Tudo ao molho e fé em Deus
Um cabrito antes do borrego
Pedro Azevedo
As visitas do Sporting à Áustria provocam-me sentimentos contraditórios. Por um lado, convocam-me uma certa nostalgia, trazendo-me à memória os concertos de ano novo do maestro von Karajan e a família von Trapp do "Música no Coração", filme que em miúdo não houve madrinha, padrinho, mãe, pai, avó, avô ou amigo de família que não me tivesse levado a ver no cinema. Por outro, fazem-me sonhar, na medida em que à boleia dos jogos acabo sempre por ser transportado para o universo de Mozart e a genialidade da sua arte. Finalmente, causam-me pesadelos. Não, não me refiro ao canto tirolês do José Figueiras, mas sim às bolas que entraram a meio da baliza do Costinha em Salzburgo (Casino), expulsão de Dani em Viena (Rapid), derrota pesada em Linz (LASK) e a uma outra meiguinha, porque a eliminatória nos sorriu, em Innsbruck (Swarovski Tirol), tudo consubstanciado numa sova de 14 golos sofridos e apenas 2 marcados em visitas anteriores. Ou causavam, porque ontem matámos o borrego na pátria da imperatriz Sissi.
A transmissão televisiva iniciou-se e logo dei conta da publicidade enganosa. É verdade, em Grass, ou Graz, ou lá o que é, a (S)turma que trata da relva merecia um cartão vermelho. Nada porém que incomodasse sobremaneira o nosso panzer sueco, um todo-o-terreno a quem devemos agradecer o empenho acima da média - "You have to push yourself", disse ele no fim do jogo com aquele rigor quase robótico que caracteriza a irrepreensível ética de trabalho dos povos do norte da Europa. Dado o local do jogo, é sem dúvida caso para lhe enviar um "graz(ie)"!
Como os tempos são de crise, o Rúben entrou em poupanças. O problema é que não se deve poupar no que nos alimenta, senão faltar-nos-ão as forças para realizar bem o nosso trabalho. Foi mais ou menos disso que nos ressentimos ontem. Sem Morita e Pote, dois jogadores absolutamente nucleares e imprescindíveis na filosofia de jogo de Amorim, ao Sporting foi faltando quem quebrasse linhas em progressão e soubesse jogar entre-linhas. Assim, o jogo tornou-se monocórdico, de posse estéril, sem quem o acelerasse no centro do terreno com critério (bom, a ideia era ser o Trincão...). Restavam assim as linhas laterais, mas o deplorável estado da relva não ajudou a esse desiderato. Ainda assim, foi de iniciativas individuais de Geny que resultaram os lances de maior perigo do Sporting, ingloriamente desperdiçados por Paulinho e Trincão.
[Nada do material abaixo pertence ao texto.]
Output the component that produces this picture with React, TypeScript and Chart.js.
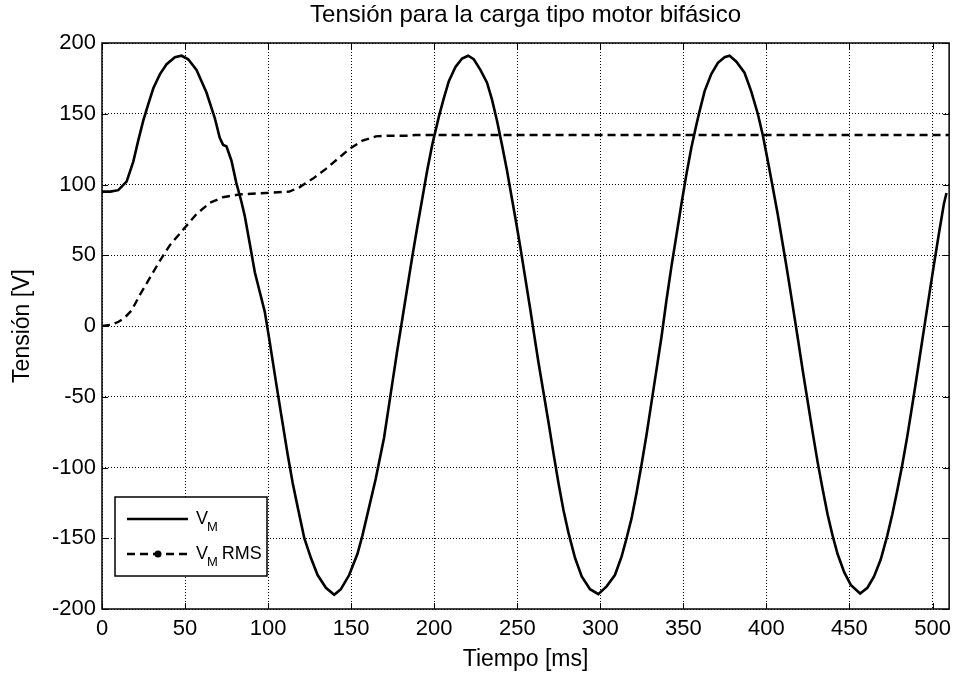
import React, { useEffect, useRef } from "react";
import { Chart, registerables } from "chart.js";

Chart.register(...registerables);

const chartTitle = "Tensión para la carga tipo motor bifásico";
const xAxisTitle = "Tiempo [ms]";
const yAxisTitle = "Tensión [V]";
const xTicks = [0, 50, 100, 150, 200, 250, 300, 350, 400, 450, 500];
const yTicks = [-200, -150, -100, -50, 0, 50, 100, 150, 200];

const vmTime = [
  0, 5, 9.8, 14.8, 18.8, 21.8, 24.8, 27.9, 30.9, 34.9, 38.9, 43.9, 47.9, 51.9, 56.9, 62.9, 67.9,
  70.9, 72.9, 74.9, 77.9, 80.9, 83.9, 85.9, 89, 92, 95, 98, 100.8, 102.8, 104.8, 107.8, 111.8,
  114.8, 117.8, 121.8, 125.8, 129.8, 134.8, 139.8, 143.8, 148.8, 153.8, 156.8, 160.8, 164.8,
  169.8, 173.8, 177.8, 180.8, 183.8, 186.8, 189.8, 192.8, 195.8, 198.8, 202.8, 205.8, 208.8,
  212.8, 216.8, 220.4, 223.8, 227.8, 231.8, 234.8, 237.8, 240.8, 243.8, 246.8, 249.8, 251.8,
  254.8, 257.8, 260.8, 262.8, 265.8, 268.8, 271.8, 274.8, 277.8, 280.8, 284.8, 288.8, 293.8,
  298.8, 303.8, 308.8, 312.8, 315.8, 318.8, 321.8, 324.8, 327.8, 330.8, 333.8, 336.8, 339.8,
  342.8, 345.8, 348.8, 351.8, 354.8, 357.8, 359.8, 362.8, 366.8, 370.8, 374.8, 377.8, 381.8,
  386.8, 390.8, 394.8, 397.8, 400.8, 403.8, 406.8, 409.8, 411.8, 414.8, 416.8, 418.8, 421.8,
  424.8, 427.8, 430.8, 433.8, 436.8, 439.8, 442.8, 446.8, 450.8, 456.4, 460.8, 464.8, 468.8,
  472.8, 475.8, 478.8, 481.8, 484.8, 487.8, 489.8, 492.8, 495.8, 498.8, 500.8, 503.8, 506.8, 508.4,
];
const vmValues = [
  95, 95, 96, 102, 116, 131, 145, 157, 168, 178, 185, 190, 191, 188.5, 181, 165, 147,
  133, 128, 127, 117, 101, 88, 78, 58, 38, 24, 10, -10, -25, -40, -62, -91,
  -111, -128, -150, -164, -176, -185, -190, -186, -176, -161, -148, -128, -108,
  -79, -48, -17, 5, 27, 49, 70, 90, 110, 128, 148, 161, 173,
  183, 189, 191, 188.5, 181, 172, 160, 145, 128, 110, 90, 70, 56,
  34, 12, -11, -26, -47, -68, -90, -111, -130, -146, -164, -177, -186,
  -189.5, -184, -176, -163, -150, -136, -118, -98, -77, -54, -31, -8, 18,
  42, 64, 86, 107, 126, 142, 152, 166, 178, 186, 190, 191, 187,
  179, 166, 150, 135, 117, 98, 79, 58, 44, 22, 7, -8, -31,
  -53, -75, -96, -115, -133, -148, -161, -174, -183, -189, -185, -177, -165,
  -148, -133, -116, -98, -78, -56, -41, -18, 5, 28, 43, 65, 86, 94,
];

const rmsTime = [
  0, 5.8, 10, 13.8, 17.8, 22.8, 28.8, 34.8, 40.8, 48.8, 56.8, 64.8, 72.8, 82.8, 98.8, 112.8,
  118.8, 126.8, 134.8, 142.8, 148.8, 156.8, 164.8, 172, 184.8, 188.8, 510,
];
const rmsValues = [
  0, 1, 3, 6, 11, 22, 34, 46, 57, 68, 79, 87, 91, 93, 94, 95,
  98, 104, 111, 119, 125, 131, 134, 134.5, 134.5, 135, 135,
];

const legendLabels = ["V", "V"];
const legendSubs = ["M", "M"];
const legendSuffix = ["", "RMS"];

const FONT = '"Liberation Sans", Arial, Helvetica, sans-serif';

const decorPlugin = {
  id: "decor",
  afterDraw(chart: any) {
    const ctx = chart.ctx;
    const { left, right, top, bottom } = chart.chartArea;
    const xs = chart.scales.x;
    const ys = chart.scales.y;
    ctx.save();
    // title
    ctx.fillStyle = "#000";
    ctx.font = `24px ${FONT}`;
    ctx.textAlign = "center";
    ctx.textBaseline = "middle";
    ctx.fillText(chartTitle, (left + right) / 2, 15);
    // frame
    ctx.strokeStyle = "#000";
    ctx.lineWidth = 1.5;
    ctx.strokeRect(left, top, right - left, bottom - top);
    // ticks
    ctx.lineWidth = 1;
    ctx.beginPath();
    const tl = 6;
    xTicks.forEach((v) => {
      const px = Math.round(xs.getPixelForValue(v)) + 0.5;
      ctx.moveTo(px, top);
      ctx.lineTo(px, top + tl);
      ctx.moveTo(px, bottom);
      ctx.lineTo(px, bottom - tl);
    });
    yTicks.forEach((v) => {
      const py = Math.round(ys.getPixelForValue(v)) + 0.5;
      ctx.moveTo(left, py);
      ctx.lineTo(left + tl, py);
      ctx.moveTo(right, py);
      ctx.lineTo(right - tl, py);
    });
    ctx.stroke();
    // legend
    const lx = 115, ly = 497, lw = 152, lh = 79;
    ctx.fillStyle = "#fff";
    ctx.fillRect(lx, ly, lw, lh);
    ctx.strokeStyle = "#000";
    ctx.lineWidth = 1.5;
    ctx.strokeRect(lx, ly, lw, lh);
    const rows = [519, 554];
    rows.forEach((ry, i) => {
      ctx.beginPath();
      ctx.strokeStyle = "#000";
      if (i === 0) {
        ctx.lineWidth = 2.5;
        ctx.setLineDash([]);
      } else {
        ctx.lineWidth = 2.5;
        ctx.setLineDash([8, 5]);
      }
      ctx.moveTo(127, ry);
      ctx.lineTo(188, ry);
      ctx.stroke();
      ctx.setLineDash([]);
      if (i === 1) {
        ctx.beginPath();
        ctx.fillStyle = "#000";
        ctx.arc(158, ry, 3.5, 0, Math.PI * 2);
        ctx.fill();
      }
      ctx.fillStyle = "#000";
      ctx.textAlign = "left";
      ctx.textBaseline = "alphabetic";
      ctx.font = `18px ${FONT}`;
      const base = ry + 5;
      ctx.fillText(legendLabels[i], 196, base);
      const vw = ctx.measureText(legendLabels[i]).width;
      ctx.font = `13px ${FONT}`;
      ctx.fillText(legendSubs[i], 196 + vw - 1, base + 7);
      const mw = ctx.measureText(legendSubs[i]).width;
      if (legendSuffix[i]) {
        ctx.font = `18px ${FONT}`;
        ctx.fillText(legendSuffix[i], 196 + vw - 1 + mw + 4, base);
      }
    });
    ctx.restore();
  },
};

export default function App() {
  const canvasRef = useRef<HTMLCanvasElement | null>(null);

  useEffect(() => {
    const canvas = canvasRef.current;
    if (!canvas) return;
    const vmData = vmTime.map((t, i) => ({ x: t, y: vmValues[i] }));
    const rmsData = rmsTime.map((t, i) => ({ x: t, y: rmsValues[i] }));
    const chart = new Chart(canvas, {
      type: "line",
      data: {
        datasets: [
          {
            label: "V_M",
            data: vmData,
            borderColor: "#000",
            borderWidth: 2.6,
            pointRadius: 0,
            tension: 0,
            fill: false,
          },
          {
            label: "V_M RMS",
            data: rmsData,
            borderColor: "#000",
            borderWidth: 2.4,
            borderDash: [8, 5],
            pointRadius: 0,
            tension: 0,
            fill: false,
          },
        ],
      },
      options: {
        responsive: false,
        animation: false,
        devicePixelRatio: 1,
        layout: { padding: { top: 43, right: 6, left: 0, bottom: 0 } },
        plugins: {
          legend: { display: false },
          title: { display: false },
          tooltip: { enabled: false },
        },
        scales: {
          x: {
            type: "linear",
            min: 0,
            max: 510,
            afterFit: (s: any) => {
              s.height = 64;
            },
            ticks: {
              stepSize: 50,
              includeBounds: false,
              color: "#000",
              font: { family: FONT, size: 22 },
              padding: 7,
              maxRotation: 0,
            },
            grid: {
              color: "#000",
              lineWidth: 1,
              drawTicks: false,
            },
            border: { display: false, dash: [1, 2] },
            title: {
              display: true,
              text: xAxisTitle,
              color: "#000",
              font: { family: FONT, size: 23 },
              padding: { top: 0, bottom: 0 },
            },
          },
          y: {
            type: "linear",
            min: -200,
            max: 200,
            afterFit: (s: any) => {
              s.width = 102;
            },
            ticks: {
              stepSize: 50,
              color: "#000",
              font: { family: FONT, size: 22 },
              padding: 6,
            },
            grid: {
              color: "#000",
              lineWidth: 1,
              drawTicks: false,
            },
            border: { display: false, dash: [1, 2] },
            title: {
              display: true,
              text: yAxisTitle,
              color: "#000",
              font: { family: FONT, size: 23 },
              padding: { top: 9, bottom: 0 },
            },
          },
        },
      },
      plugins: [decorPlugin],
    });
    return () => chart.destroy();
  }, []);

  return (
    <div
      style={{
        position: "fixed",
        left: 0,
        top: 0,
        width: 958,
        height: 673,
        background: "#fff",
      }}
    >
      <canvas ref={canvasRef} width={958} height={673} style={{ width: 958, height: 673 }} />
    </div>
  );
}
Quanto a Gyokeres, ele bem tentou desestabilizar as linhas austríacas, ora explorando a profundidade, ora procurando a largura, sacando faltas e 2 cartões amarelos no processo, mas a comunicação com um contido Matheus Reis não o favoreceu. Foi sempre mal servido, dando muito mais à equipa do que esta actualmente lhe dá. Por outro lado, quando desceu no terreno em apoio, faltou sempre quem soubesse ir na outra direcção, em ruptura. Trincão nunca o fez, pelo que as saudades de Pote estavam a ser enormes. Até que de uma transição simples dos austríacos resultaria a nossa inferioridade no marcador, em lance onde foi notória a ingenuidade de Geny e o desposicionamento e falta de pernas dos médios leoninos, sem conseguirem recuperar após atraídos que foram para o vazio quando em superioridade numérica.
A perder, Amorim meteu a artilharia pesada. Diomande galgou terreno e avistou Pote. Se a ideia era matar o borrego, o transmontano começou com um cabrito. E deu a prová-lo ao guardião austríaco. Da indigestão subsequente resultou uma bola perdida perto da linha de golo. Um defensor do Sturm Graz estava muito melhor posicionado para atacar a bola, mas a força física, velocidade de reacção e instinto matador de Gyokeres levariam a melhor. Mais ninguém no nosso actual plantel conseguiria marcar um golo assim. Com o empate, o Sporting cresceu ainda mais. Pote marcou um livre, a bola resaltou para a entrada da área e Diomande amorteceu-a, mudou de direcção e rematou. Coates ainda lhe terá tocado, mas o resultado foi o fundo das redes do Graz. O golo sentenciou o jogo, pouco mais havendo a declarar além de uma iniciativa individual kamikaze austríaca que só o nosso capitão conseguiu parar.
"Diz-me como rodas a equipa, dir-te-ei que resultados obterás". Ontem pusemo-nos a jeito, num outro dia provavelmente não teremos a mesma sorte.